CONTINUAMENTE se vêem nos jornais e em outros órgãos de
publicidade apelos à caridade alheia, pedidos de esmolas, de socorros,
subscrições a favor de homens, mulheres, crianças e colectividades,
convites para espectáculos, concertos ou chás de caridade, com bridge,
ou sem bridge, com canasta, ou sem canasta, com variedades, ou sem elas,
e, felizmente, esses apelos e pedidos são frequentemente atendidos,
essas subscrições recolhem bastantes dinheiro e esses convites são
aceites, dando ensejo a serem cobradas receitas mais ou menos
quantiosas.
E é tudo por bem.
Mas, infelizmente,
esse bem poucas vezes é devido a puro altruísmo.
Há quem o faça para
parecer bem; para ver o seu nome nos jornais, ou o seu retrato numa
parede de certa colectividade; para ganhar o céu — quem dá aos pobres
empresta a Deus —; para ir divertir-se, comendo, bebendo, dançando,
jogando, e gozando os variados espectáculos que se lhe proporcionam.
Há ainda, com
certeza, quem o faça por política, para conseguir partidários e votos —
um subsídio com dinheiro seu, ou do Estado, ou de um órgão
administrativo, para um sino duma igreja ou capela, para um marco
fontanário; para uma fonte, ou calçada.
E até há quem o faça
para simples satisfação da sua consciência, por impulsos da sua alma e
do seu coração.
Entre estes
beneficentes estão os bombeiros voluntários; e estão em primeiro lugar.
Porquê?

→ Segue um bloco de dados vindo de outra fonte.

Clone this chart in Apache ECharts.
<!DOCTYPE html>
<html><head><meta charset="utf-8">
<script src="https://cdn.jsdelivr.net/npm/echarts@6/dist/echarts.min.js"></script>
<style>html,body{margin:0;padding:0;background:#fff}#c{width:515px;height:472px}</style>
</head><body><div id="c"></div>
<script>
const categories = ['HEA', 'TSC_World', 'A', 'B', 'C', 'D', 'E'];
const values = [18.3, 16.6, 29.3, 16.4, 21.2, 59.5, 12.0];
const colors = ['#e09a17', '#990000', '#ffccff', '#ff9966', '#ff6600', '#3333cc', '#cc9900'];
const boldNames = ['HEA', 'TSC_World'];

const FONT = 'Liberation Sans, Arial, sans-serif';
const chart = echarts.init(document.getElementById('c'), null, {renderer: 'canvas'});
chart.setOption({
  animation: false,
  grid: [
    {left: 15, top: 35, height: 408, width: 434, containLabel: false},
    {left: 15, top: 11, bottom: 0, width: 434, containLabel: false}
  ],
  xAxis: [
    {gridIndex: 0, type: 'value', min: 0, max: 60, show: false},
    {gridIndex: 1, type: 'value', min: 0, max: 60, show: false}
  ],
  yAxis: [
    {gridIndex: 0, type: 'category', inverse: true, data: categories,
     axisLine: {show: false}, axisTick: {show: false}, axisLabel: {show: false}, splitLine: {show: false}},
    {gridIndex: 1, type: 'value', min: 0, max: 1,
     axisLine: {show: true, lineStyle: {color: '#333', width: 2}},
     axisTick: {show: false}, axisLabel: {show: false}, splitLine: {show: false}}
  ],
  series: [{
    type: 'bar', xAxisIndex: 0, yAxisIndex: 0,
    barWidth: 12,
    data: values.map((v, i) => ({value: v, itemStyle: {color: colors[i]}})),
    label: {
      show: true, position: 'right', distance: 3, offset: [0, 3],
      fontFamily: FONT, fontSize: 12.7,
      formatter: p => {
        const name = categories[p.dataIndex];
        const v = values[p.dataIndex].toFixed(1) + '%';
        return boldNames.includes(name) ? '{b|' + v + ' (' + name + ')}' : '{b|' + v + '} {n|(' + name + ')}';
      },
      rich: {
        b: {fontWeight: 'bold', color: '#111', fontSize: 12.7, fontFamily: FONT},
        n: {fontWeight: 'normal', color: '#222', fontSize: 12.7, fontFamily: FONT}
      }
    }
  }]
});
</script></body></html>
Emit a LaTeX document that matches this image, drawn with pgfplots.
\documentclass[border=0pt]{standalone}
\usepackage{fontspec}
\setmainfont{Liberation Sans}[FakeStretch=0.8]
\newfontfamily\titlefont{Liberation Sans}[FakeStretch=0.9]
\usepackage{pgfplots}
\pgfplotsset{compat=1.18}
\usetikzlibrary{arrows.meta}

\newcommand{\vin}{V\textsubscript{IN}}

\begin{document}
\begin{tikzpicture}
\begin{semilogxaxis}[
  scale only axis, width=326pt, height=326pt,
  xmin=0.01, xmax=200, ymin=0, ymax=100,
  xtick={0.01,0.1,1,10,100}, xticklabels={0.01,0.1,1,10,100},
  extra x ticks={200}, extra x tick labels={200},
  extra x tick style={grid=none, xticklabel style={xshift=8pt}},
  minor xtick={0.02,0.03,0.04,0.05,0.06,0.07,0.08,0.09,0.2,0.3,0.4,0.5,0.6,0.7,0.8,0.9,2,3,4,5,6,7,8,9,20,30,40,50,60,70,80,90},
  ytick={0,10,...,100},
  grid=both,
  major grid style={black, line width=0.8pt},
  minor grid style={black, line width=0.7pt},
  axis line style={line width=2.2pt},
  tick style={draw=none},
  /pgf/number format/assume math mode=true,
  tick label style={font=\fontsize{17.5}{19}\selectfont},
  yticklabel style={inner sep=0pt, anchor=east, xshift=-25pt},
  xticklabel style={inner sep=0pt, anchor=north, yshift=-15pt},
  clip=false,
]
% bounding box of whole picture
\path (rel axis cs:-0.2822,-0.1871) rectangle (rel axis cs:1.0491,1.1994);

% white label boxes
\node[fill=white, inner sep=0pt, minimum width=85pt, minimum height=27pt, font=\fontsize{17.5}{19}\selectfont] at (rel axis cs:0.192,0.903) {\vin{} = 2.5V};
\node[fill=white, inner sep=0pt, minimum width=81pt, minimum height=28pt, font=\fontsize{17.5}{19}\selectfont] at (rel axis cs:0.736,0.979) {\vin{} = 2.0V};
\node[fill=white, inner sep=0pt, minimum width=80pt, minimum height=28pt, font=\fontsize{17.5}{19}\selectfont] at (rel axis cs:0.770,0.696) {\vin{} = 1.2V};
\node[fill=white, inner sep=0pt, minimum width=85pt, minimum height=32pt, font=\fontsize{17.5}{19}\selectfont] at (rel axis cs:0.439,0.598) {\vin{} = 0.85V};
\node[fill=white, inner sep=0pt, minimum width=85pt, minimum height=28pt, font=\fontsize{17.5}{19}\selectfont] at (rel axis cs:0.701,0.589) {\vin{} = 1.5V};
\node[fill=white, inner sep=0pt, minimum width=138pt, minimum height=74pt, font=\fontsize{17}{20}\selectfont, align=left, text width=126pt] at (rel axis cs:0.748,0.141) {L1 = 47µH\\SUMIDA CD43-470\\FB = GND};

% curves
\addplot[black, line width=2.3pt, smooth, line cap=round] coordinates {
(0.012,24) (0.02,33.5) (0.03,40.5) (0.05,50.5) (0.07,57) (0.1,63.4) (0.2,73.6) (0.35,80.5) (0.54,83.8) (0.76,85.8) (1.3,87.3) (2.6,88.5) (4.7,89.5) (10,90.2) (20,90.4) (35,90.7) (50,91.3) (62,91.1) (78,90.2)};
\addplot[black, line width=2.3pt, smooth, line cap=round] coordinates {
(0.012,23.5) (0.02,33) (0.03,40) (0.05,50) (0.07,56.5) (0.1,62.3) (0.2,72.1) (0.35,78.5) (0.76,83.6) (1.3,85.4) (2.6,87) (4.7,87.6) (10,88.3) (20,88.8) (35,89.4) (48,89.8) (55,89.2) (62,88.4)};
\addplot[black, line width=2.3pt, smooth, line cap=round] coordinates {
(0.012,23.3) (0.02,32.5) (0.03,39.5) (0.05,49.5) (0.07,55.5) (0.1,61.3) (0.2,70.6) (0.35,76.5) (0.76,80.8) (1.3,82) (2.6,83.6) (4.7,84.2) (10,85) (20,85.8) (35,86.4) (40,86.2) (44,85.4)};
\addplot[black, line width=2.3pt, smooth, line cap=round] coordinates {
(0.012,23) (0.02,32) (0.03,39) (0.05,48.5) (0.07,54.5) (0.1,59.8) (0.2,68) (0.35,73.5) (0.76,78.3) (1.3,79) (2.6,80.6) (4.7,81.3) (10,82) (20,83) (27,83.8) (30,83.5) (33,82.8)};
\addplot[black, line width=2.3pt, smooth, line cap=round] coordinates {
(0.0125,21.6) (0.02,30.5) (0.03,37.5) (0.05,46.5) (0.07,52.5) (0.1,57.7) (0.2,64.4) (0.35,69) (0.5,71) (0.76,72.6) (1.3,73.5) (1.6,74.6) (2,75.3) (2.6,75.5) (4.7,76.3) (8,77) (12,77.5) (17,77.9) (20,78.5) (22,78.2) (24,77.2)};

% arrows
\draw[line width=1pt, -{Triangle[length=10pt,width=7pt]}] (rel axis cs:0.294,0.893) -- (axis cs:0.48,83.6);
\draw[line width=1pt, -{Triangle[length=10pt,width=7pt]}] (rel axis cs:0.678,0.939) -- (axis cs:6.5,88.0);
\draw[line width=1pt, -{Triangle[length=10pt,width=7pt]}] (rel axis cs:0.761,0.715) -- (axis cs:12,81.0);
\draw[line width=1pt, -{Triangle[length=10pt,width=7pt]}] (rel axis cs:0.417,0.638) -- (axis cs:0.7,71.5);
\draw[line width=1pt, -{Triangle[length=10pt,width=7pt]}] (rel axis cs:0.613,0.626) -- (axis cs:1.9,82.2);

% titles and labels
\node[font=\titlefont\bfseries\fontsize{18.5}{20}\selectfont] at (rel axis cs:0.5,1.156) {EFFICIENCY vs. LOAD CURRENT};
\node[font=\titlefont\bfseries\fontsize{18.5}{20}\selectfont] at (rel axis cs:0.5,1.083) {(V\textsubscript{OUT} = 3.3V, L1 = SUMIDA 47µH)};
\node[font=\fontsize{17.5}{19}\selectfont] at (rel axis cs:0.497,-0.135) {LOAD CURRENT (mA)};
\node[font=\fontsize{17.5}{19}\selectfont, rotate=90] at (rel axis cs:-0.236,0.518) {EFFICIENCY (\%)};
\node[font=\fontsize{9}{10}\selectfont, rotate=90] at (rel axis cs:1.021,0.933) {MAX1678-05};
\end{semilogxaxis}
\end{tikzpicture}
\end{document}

Porque, mesmo
dentre os que fazem o bem pelo bem, poucos são os que dão, ou
sacrificam, aquilo de que precisam; em regra, dão ou sacrificam o que
lhes é supérfluo.
Os bombeiros arriscam
o seu sossego, o seu bem estar, a sua saúde e a sua própria vida — para
evitar prejuízos aos outros, para lhes evitar os males físicos, que
derivam das calamidades públicas, para salvar a saúde, a vida e até a
fazenda dos outros.
O que dão, o que
arriscam não é nada do que lhes é supérfluo e são dos poucos
beneficentes que seguem o preceito moral — faz o bem, não olhes a quem.
Bem poucos são os que
pensam que, de um momento para o outro, podem precisar do precioso
auxílio dos bombeiros, que, já desde longe, se não limitam a evitar e a
acudir aos incêndios, mas intervêm, com a sua valiosa acção, com todos
os seus dedicados e inteligentes esforços, em todas as outras
calamidades públicas.
Em regra, o egoísmo
tem tal força que, contando com o altruísmo alheio, nem deixa pensar
que de repente pode haver precisão de recorrer àqueles que estão sempre
prontos para socorrer o outros.
No entanto, os
bombeiros são daqueles altruístas que, aliás muito merecidamente, são
olhados e respeitados com admiração e reconhecimento.
Surge agora, ao
comemorar-se o 75.º aniversário — as bodas de diamante — da Associação
H. do Bombeiros Voluntários de. Aveiro, um motivo para que essa
admiração e reconhecimento lhes sejam manifestados por forma que comova
todos os corações e o sejam também a essa benemérita instituição que a
própria lei considera de utilidade pública, que já mereceu a comenda da
Ordem da Benemerência e que, pelo esforço dos seus componentes e pela
ajuda dos seus protectores, tem salvado tantas vidas, evitado e minorado
tantas dores, tem evitado e diminuído tantas perdas materiais, tem
evitado muitas lágrimas de dor e de saudade e tem feito derramar outras
de alegria e de gratidão.
Estou certo de que a
minha, a nossa cidade de Aveiro vai comemorar condignamente essas bodas
de diamante e a essa comemoração me associo com toda a alma, agradecendo
à Comissão Organizadora o amável e honroso convite que me dirigiu, para
colaborar neste 2.º número da «Humanitária».
Apreciei-o e
agradeço-o, tanto mais que sou devedor, à Associação H. dos Bombeiros
Voluntários de Aveiro de muitas atenções, designadamente como o mais
velho descendente actual do Homem que teve a bela iniciativa de promover
a fundação da Companhia.
Saudando-a nesta hora
solene, saúdo também a sua congénere aveirense, a Companhia Voluntária
de Salvação Pública «Guilherme Gomes Fernandes», e todos os componentes
das duas colectividades e de todas as outras idênticas, constituídas por
obreiros do bem, por aqueles que fazem o bem pelo bem.
Diz um provérbio
popular — depressa e bem há pouco quem.